The owner of dating app Match.com is being sued by US regulators for allegedly tricking people into subscribing to its service.
Federal Trade Commission (FTC) documents detail what it called “deception” and “unfair practices”.
It claims Match.com used faked responses to dating profiles to tempt people into paying.
Match Inc said the FTC was making “outrageous” claims and that it would “vigorously” defend itself in court.
In its lengthy court filing, the FTC’s central allegation is that Match.com sent users “fake love interest ads” to tempt people into paying monthly fees.
While Match.com can be used for free, only those who pay can see who has sent them a message after viewing their profile.
Many of the fake responses came from accounts Match suspected were fraudulent and run by scammers and bots, said the FTC. Subscribers did not get messages from these accounts, it claimed.
Anyone subscribing in order to respond to these supposed “love interest” messages would find a “scammer on the other end”, it said.

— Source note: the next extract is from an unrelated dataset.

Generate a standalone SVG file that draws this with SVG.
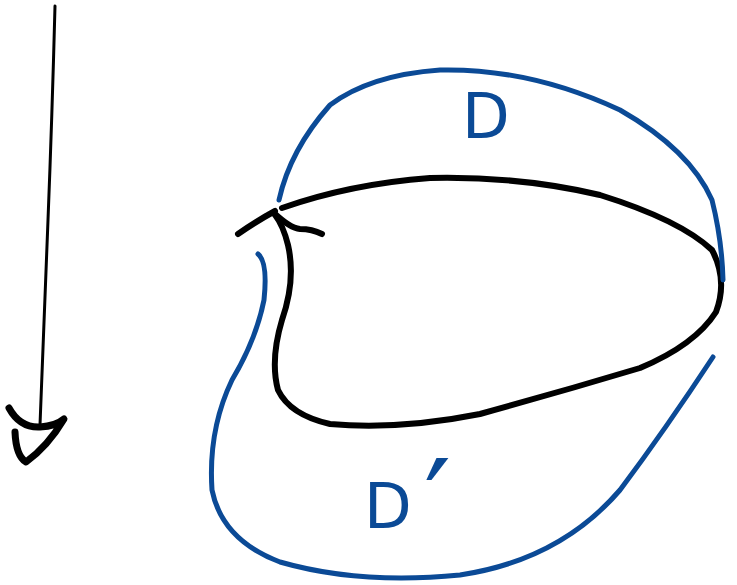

The FTC added that although Match took action against suspected dodgy accounts and regularly shut them down, this action would mean anyone subscribing to find out who was interested in them would be told the profile had vanished.
“In either event,” claims the FTC, “the consumer was left with a paid subscription to Match.com, as a result of a false advertisement.”
In a detailed statement posted to Match’s media pages, the company said the FTC was “wildly overstating” the impact of fraudulent accounts.
It also accused regulators of “cherry-picking” data and “misrepresenting” internal emails to bolster its case.
Match Inc said it had developed technology that blocked 96% of fake or bot accounts within 24 hours of them being created.
It said: “The issues the FTC is focusing on have either been taken grossly out of context or permanently eliminated by Match.
“We believe the FTC’s allegations are baseless and we look forward to proving that in court,” it added.